Search code examples
pythonregexpandasextract

Python Regex Extract Width x Depth x Height


I am trying to extract the physical dimensions of items from a column "Description" in a df to create a new column with it.

Dimensions usually appear in this format (120x80x100) in the middle of long descriptions like:

Lorem ipsum dolor sit amet, consectetur adipiscing elit 120x80x100 ed do eiusmod tempor...

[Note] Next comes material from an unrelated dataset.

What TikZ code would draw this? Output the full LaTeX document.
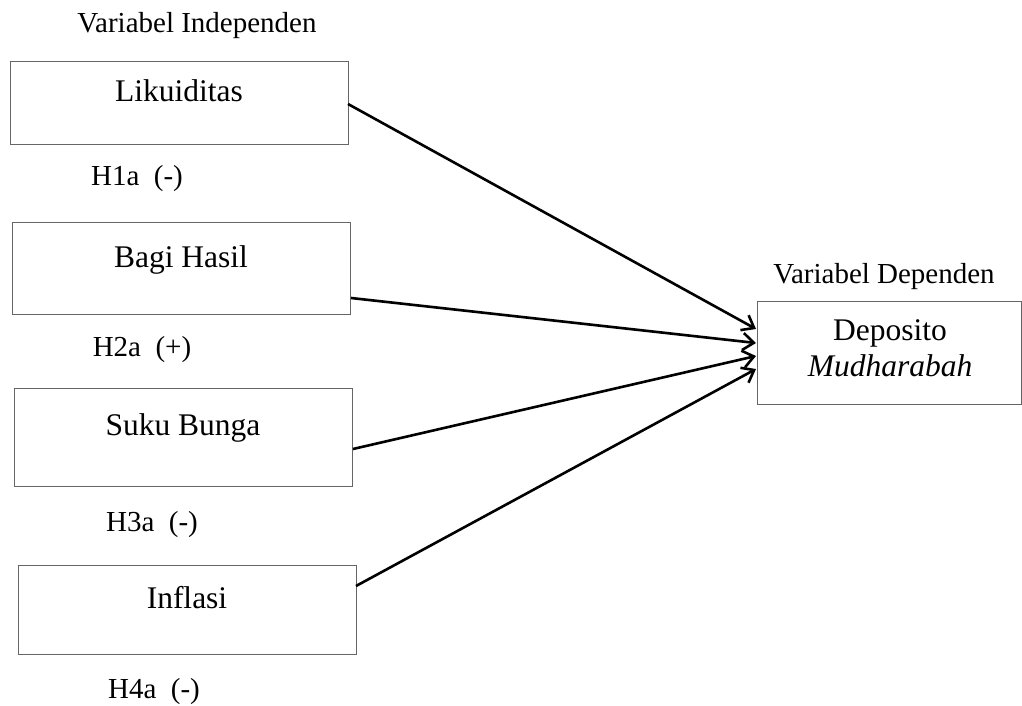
\documentclass[tikz,border=0pt]{standalone}
\usepackage{fontspec}
\setmainfont{Liberation Serif}
\usetikzlibrary{arrows.meta}
\begin{document}
\begin{tikzpicture}[x=1pt,y=-1pt,
  box/.style={draw=black!60, line width=1pt, inner sep=0pt, outer sep=0pt},
  boxtext/.style={font=\fontsize{31.5}{36}\selectfont, anchor=base, inner sep=0pt},
  lbl/.style={font=\fontsize{29}{34}\selectfont, anchor=base, inner sep=0pt},
  link/.style={line width=2.6pt, -{Straight Barb[length=11pt,width=17pt,line width=2.6pt]}}]
\useasboundingbox (0,0) rectangle (1022,706);
% boxes
\node[box, minimum width=338pt, minimum height=82pt] (lik) at (179,103) {};
\node[box, minimum width=338pt, minimum height=92pt] (bagi) at (181,268) {};
\node[box, minimum width=338pt, minimum height=98pt] (suku) at (183,437) {};
\node[box, minimum width=338pt, minimum height=89pt] (infl) at (187,609.5) {};
\node[box, minimum width=264pt, minimum height=103pt] (dep) at (889,352.5) {};
% texts
\node[lbl] (tind) at (197,33) {Variabel Independen};
\node[boxtext] (tlik) at (179,102) {Likuiditas};
\node[lbl] (h1) at (137,185) {H1a\ \ (-)};
\node[boxtext] (tbagi) at (181,267) {Bagi Hasil};
\node[lbl] (h2) at (142,356) {H2a\ \ (+)};
\node[boxtext] (tsuku) at (183,435) {Suku Bunga};
\node[lbl] (h3) at (152,531) {H3a\ \ (-)};
\node[boxtext] (tinfl) at (187,608) {Inflasi};
\node[lbl] (h4) at (154,698) {H4a\ \ (-)};
\node[lbl] (tdep) at (884,283) {Variabel Dependen};
\node[boxtext] (tdep1) at (890,340) {Deposito};
\node[boxtext] (tdep2) at (890,376) {\textit{Mudharabah}};
% connector endpoints
\coordinate (s1) at (348,104);
\coordinate (s2) at (351,298);
\coordinate (s3) at (353,449);
\coordinate (s4) at (356,586);
\coordinate (e1) at (756,329);
\coordinate (e2) at (756,343);
\coordinate (e3) at (756,356);
\coordinate (e4) at (756,369);
\draw[link] (s1) -- (e1);
\draw[link] (s2) -- (e2);
\draw[link] (s3) -- (e3);
\draw[link] (s4) -- (e4);
\end{tikzpicture}
\end{document}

But sometimes have spaces between:

120 x 80 x 100

Or don't have height:

120x80
120 x 80

Any help? Thanks in advance


Solution

  • You can use the regex, \d+\s*x\s*\d+(?:\s*x\s*\d+)?

    Explanation:

    • \d+: One or more digits
    • \s*: Zero or more whitespace characters
    • x: Literal, x
    • (?:\s*x\s*\d+)?: Optional non-capturing group

    If you want the numbers to be of one to three digits, replace \d+ with \d{1,3} as shown in the regex, \d{1,3}\s*x\s*\d{1,3}(?:\s*x\s*\d{1,3})?.

    If your code requires you to use a group, do it as follows:

    (\d{1,3}\s*x\s*\d{1,3}(?:\s*x\s*\d{1,3})?)